• **SUPPLIED MATERIAL**
━━━━━━

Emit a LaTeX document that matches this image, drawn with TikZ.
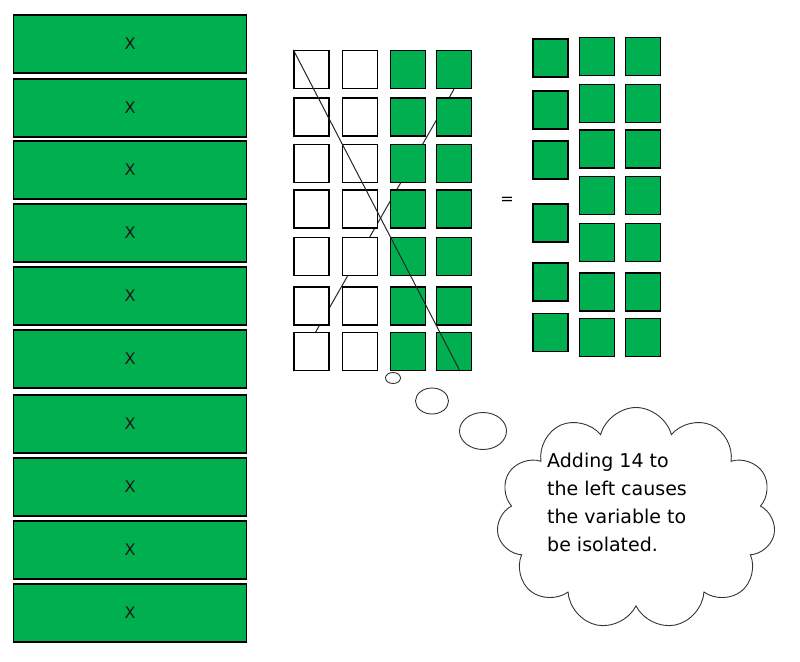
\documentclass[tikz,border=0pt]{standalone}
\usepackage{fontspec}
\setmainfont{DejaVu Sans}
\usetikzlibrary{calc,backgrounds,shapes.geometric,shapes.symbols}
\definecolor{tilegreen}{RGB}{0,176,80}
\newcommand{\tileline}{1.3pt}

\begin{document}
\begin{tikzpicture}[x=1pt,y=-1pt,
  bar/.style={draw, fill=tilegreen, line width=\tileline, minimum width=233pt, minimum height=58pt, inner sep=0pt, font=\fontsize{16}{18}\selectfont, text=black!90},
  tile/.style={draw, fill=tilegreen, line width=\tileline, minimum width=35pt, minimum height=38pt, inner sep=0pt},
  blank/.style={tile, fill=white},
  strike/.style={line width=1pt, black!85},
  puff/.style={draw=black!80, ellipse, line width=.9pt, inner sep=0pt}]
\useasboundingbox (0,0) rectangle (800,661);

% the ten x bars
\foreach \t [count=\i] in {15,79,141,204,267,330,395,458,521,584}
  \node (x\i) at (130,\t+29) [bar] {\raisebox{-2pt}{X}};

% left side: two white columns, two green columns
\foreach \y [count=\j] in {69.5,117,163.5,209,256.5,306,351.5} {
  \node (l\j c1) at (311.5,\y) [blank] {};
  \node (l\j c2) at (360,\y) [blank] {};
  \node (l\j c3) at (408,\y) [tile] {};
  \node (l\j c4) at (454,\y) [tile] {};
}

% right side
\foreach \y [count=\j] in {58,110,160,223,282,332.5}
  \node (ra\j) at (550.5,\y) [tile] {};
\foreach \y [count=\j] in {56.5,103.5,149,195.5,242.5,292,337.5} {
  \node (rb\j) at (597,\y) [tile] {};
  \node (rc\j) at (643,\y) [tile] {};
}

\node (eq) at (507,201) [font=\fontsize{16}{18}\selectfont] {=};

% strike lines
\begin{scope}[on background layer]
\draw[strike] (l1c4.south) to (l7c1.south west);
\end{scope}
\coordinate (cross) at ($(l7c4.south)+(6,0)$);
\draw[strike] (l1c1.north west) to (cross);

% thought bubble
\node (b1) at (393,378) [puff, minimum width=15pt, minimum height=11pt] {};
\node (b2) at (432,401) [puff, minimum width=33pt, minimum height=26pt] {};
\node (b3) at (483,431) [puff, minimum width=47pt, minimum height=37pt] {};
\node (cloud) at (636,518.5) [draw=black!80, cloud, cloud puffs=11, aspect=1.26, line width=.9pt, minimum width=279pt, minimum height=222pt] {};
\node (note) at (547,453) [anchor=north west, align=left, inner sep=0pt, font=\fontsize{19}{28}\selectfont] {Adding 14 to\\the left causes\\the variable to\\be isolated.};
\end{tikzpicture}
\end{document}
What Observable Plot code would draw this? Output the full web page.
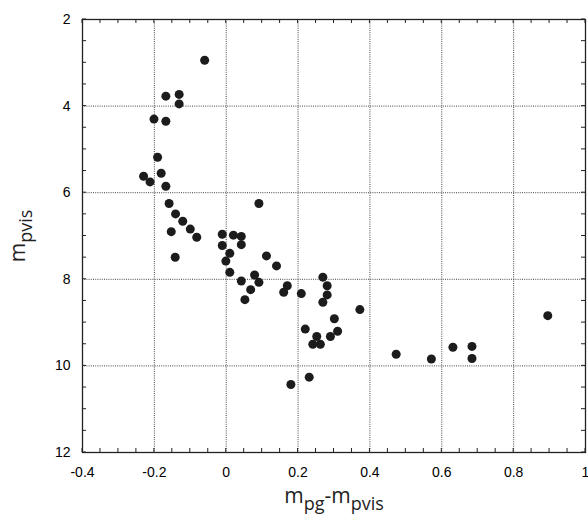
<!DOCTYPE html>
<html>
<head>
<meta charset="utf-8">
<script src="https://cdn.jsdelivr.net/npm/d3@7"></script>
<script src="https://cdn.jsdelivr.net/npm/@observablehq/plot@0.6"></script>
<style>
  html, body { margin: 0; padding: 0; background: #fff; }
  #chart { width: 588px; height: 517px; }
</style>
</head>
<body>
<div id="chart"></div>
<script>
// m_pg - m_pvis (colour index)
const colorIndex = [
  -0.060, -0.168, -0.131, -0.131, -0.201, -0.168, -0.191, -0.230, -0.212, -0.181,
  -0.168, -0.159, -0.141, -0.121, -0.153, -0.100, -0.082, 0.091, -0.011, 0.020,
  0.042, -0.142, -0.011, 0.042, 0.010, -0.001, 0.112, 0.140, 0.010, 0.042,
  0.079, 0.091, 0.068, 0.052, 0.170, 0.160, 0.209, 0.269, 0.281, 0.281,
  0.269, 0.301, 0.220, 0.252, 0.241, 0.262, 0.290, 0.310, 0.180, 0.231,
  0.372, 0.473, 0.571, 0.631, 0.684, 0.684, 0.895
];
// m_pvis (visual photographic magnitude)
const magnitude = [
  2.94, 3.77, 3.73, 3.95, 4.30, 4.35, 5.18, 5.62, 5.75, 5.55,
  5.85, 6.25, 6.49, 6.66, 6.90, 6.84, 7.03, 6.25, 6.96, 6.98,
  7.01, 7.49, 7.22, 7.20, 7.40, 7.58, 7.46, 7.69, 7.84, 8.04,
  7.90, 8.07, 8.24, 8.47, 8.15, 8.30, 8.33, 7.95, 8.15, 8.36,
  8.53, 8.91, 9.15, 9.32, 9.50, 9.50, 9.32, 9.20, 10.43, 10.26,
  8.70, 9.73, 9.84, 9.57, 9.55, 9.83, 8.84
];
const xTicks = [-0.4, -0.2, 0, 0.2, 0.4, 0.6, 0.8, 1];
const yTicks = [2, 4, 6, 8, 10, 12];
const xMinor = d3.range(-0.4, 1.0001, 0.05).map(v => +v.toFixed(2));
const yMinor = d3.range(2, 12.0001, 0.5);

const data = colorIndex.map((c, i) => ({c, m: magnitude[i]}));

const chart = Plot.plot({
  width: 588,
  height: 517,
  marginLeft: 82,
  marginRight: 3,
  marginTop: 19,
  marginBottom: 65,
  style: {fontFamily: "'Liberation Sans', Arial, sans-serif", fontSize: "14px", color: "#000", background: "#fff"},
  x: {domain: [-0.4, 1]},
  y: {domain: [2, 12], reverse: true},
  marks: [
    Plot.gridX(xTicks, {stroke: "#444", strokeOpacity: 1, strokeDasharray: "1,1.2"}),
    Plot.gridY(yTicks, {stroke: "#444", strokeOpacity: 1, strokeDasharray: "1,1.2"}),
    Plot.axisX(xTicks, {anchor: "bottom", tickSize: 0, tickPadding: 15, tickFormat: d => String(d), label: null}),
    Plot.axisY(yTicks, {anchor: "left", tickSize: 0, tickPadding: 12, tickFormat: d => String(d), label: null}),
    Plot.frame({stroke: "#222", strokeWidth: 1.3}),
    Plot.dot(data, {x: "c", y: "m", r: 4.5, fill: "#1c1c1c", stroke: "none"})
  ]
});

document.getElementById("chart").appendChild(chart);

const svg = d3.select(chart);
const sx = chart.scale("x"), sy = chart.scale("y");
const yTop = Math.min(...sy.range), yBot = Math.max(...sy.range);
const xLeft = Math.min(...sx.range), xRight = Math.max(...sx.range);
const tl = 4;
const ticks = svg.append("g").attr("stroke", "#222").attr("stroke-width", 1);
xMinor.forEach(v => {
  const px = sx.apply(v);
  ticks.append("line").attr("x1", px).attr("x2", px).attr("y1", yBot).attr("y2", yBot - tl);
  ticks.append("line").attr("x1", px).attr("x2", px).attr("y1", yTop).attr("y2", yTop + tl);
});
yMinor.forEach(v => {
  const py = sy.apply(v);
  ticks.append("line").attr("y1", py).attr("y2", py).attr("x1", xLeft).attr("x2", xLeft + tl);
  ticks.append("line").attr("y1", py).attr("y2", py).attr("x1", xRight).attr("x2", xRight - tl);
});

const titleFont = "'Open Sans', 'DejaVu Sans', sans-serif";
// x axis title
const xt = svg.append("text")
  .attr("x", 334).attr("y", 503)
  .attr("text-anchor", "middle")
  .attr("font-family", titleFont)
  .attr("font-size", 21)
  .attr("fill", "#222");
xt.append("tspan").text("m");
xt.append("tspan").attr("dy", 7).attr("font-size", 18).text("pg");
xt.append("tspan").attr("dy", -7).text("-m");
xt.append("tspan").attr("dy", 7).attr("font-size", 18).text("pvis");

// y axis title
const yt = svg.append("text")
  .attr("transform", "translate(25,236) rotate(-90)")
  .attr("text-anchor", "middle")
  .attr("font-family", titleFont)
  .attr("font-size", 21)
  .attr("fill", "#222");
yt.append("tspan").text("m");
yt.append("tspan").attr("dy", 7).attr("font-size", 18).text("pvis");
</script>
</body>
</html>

━━━━━━

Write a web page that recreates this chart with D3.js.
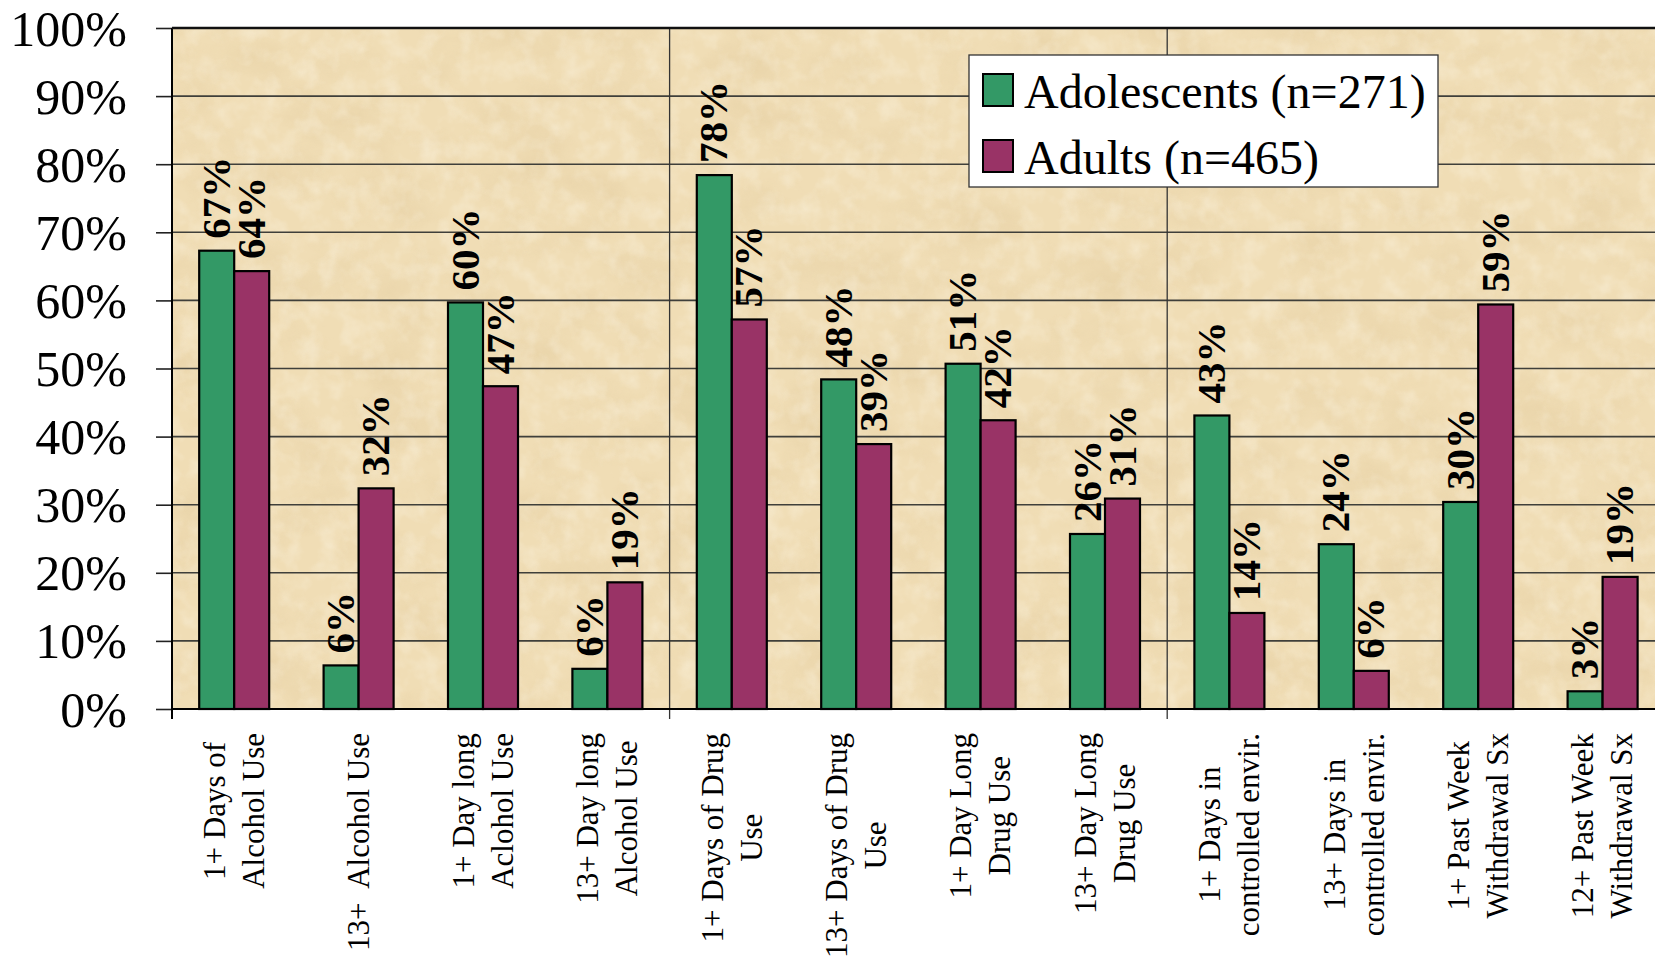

━━━━━━

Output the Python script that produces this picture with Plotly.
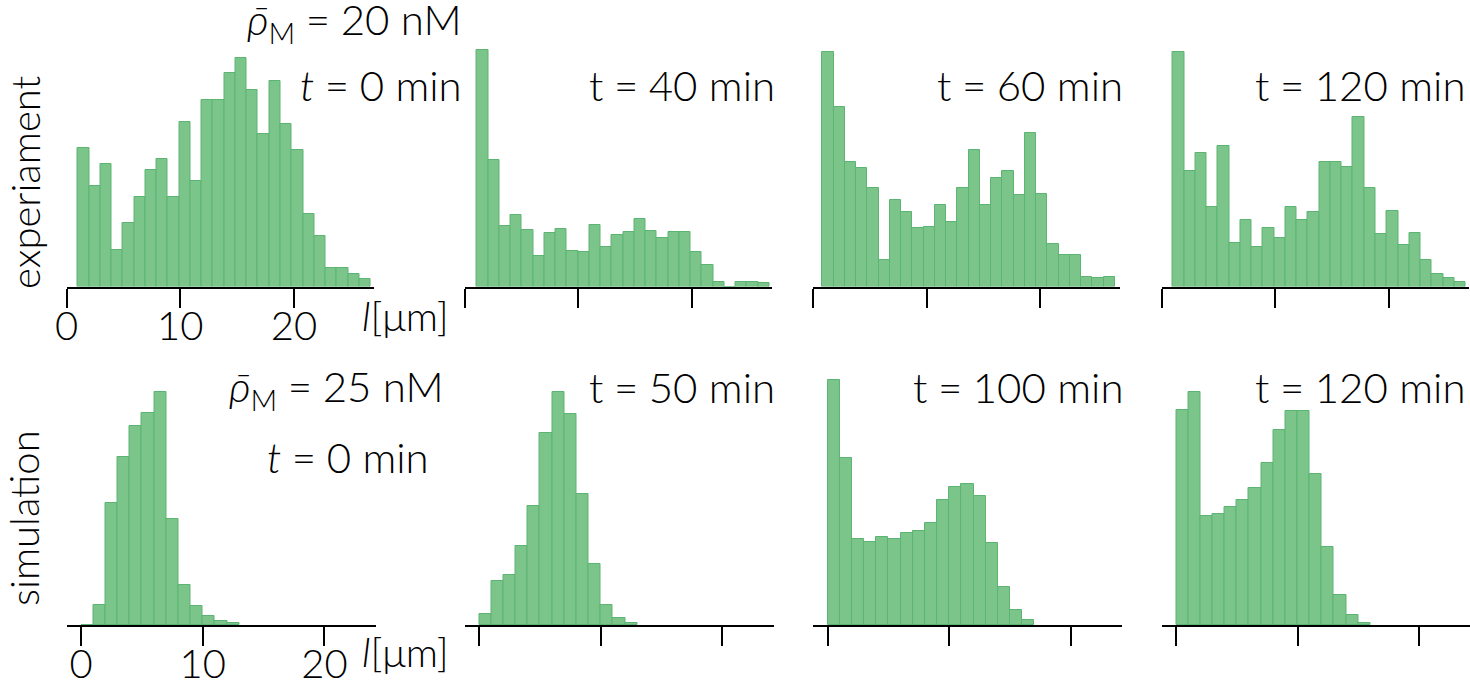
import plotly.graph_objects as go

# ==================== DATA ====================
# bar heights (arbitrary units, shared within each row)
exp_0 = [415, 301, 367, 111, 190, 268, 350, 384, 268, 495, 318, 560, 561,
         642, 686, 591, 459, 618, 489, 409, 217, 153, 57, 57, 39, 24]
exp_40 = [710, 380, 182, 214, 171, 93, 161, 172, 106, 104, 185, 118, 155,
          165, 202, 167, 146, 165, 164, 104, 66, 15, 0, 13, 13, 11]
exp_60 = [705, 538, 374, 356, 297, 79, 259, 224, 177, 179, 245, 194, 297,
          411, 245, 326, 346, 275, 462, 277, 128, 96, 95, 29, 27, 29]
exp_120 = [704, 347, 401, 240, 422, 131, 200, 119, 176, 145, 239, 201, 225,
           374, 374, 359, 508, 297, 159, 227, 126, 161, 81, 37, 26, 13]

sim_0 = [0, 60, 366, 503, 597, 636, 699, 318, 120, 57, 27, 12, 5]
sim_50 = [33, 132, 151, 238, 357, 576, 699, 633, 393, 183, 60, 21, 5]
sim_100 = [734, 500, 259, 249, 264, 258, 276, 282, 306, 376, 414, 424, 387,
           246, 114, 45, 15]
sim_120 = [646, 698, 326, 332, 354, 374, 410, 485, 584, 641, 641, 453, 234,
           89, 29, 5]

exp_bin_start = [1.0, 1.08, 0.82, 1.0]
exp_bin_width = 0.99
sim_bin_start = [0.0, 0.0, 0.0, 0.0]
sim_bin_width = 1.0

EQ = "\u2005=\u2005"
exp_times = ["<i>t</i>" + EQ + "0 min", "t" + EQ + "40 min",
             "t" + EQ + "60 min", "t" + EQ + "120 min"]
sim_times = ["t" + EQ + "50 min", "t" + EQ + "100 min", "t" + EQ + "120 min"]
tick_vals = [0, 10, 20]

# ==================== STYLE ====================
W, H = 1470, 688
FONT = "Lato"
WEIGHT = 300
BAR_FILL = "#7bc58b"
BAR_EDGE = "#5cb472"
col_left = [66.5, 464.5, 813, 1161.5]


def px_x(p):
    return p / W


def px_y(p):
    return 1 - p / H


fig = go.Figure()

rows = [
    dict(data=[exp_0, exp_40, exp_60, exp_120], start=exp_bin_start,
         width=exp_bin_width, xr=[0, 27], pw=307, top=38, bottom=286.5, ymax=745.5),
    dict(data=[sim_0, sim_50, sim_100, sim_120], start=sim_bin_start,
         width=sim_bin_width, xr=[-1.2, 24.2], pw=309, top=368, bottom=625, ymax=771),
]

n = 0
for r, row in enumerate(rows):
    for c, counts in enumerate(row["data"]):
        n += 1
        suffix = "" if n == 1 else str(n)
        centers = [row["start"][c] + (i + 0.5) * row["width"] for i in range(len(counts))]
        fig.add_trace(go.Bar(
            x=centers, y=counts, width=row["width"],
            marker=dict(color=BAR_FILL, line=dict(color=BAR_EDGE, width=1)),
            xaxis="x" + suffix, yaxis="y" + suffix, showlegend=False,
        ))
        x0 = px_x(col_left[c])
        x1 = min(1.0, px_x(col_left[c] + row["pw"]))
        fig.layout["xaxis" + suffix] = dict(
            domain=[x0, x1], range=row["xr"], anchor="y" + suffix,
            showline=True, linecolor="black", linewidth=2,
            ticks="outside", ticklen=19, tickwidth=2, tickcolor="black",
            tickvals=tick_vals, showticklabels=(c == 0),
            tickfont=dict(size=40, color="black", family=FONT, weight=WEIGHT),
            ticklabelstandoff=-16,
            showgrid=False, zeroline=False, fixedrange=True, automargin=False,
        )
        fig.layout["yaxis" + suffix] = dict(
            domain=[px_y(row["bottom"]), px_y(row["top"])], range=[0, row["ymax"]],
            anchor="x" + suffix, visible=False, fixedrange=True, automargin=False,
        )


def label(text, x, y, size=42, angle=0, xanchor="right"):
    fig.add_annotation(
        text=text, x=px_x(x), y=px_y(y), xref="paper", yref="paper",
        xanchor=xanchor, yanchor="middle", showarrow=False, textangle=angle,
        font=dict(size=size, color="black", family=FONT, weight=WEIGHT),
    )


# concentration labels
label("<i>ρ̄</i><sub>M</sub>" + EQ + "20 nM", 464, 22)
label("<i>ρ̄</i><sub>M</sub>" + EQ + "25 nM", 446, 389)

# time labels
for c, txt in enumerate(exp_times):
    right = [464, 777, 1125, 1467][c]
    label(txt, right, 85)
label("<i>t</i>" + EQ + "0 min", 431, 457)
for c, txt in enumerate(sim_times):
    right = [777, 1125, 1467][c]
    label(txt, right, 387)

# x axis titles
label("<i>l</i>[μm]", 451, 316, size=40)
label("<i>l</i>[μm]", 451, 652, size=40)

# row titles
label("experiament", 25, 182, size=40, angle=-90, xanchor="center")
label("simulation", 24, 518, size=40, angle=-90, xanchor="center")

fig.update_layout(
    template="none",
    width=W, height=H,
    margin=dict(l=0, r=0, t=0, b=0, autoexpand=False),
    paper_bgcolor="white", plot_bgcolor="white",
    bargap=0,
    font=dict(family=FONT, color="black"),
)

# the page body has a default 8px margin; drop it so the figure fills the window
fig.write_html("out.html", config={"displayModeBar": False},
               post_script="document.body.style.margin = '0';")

━━━━━━

• **EXERCISE REQUIREMENTS**
Your job is to reproduce the lines from the one with "Output the Python" through the one with "sim_bin_width = 1.0", both kept, exactly as they are. Leave out the pictures.

• **RESPONSE TO THE TASK**
Output the Python script that produces this picture with Plotly.
import plotly.graph_objects as go

# ==================== DATA ====================
# bar heights (arbitrary units, shared within each row)
exp_0 = [415, 301, 367, 111, 190, 268, 350, 384, 268, 495, 318, 560, 561,
         642, 686, 591, 459, 618, 489, 409, 217, 153, 57, 57, 39, 24]
exp_40 = [710, 380, 182, 214, 171, 93, 161, 172, 106, 104, 185, 118, 155,
          165, 202, 167, 146, 165, 164, 104, 66, 15, 0, 13, 13, 11]
exp_60 = [705, 538, 374, 356, 297, 79, 259, 224, 177, 179, 245, 194, 297,
          411, 245, 326, 346, 275, 462, 277, 128, 96, 95, 29, 27, 29]
exp_120 = [704, 347, 401, 240, 422, 131, 200, 119, 176, 145, 239, 201, 225,
           374, 374, 359, 508, 297, 159, 227, 126, 161, 81, 37, 26, 13]

sim_0 = [0, 60, 366, 503, 597, 636, 699, 318, 120, 57, 27, 12, 5]
sim_50 = [33, 132, 151, 238, 357, 576, 699, 633, 393, 183, 60, 21, 5]
sim_100 = [734, 500, 259, 249, 264, 258, 276, 282, 306, 376, 414, 424, 387,
           246, 114, 45, 15]
sim_120 = [646, 698, 326, 332, 354, 374, 410, 485, 584, 641, 641, 453, 234,
           89, 29, 5]

exp_bin_start = [1.0, 1.08, 0.82, 1.0]
exp_bin_width = 0.99
sim_bin_start = [0.0, 0.0, 0.0, 0.0]
sim_bin_width = 1.0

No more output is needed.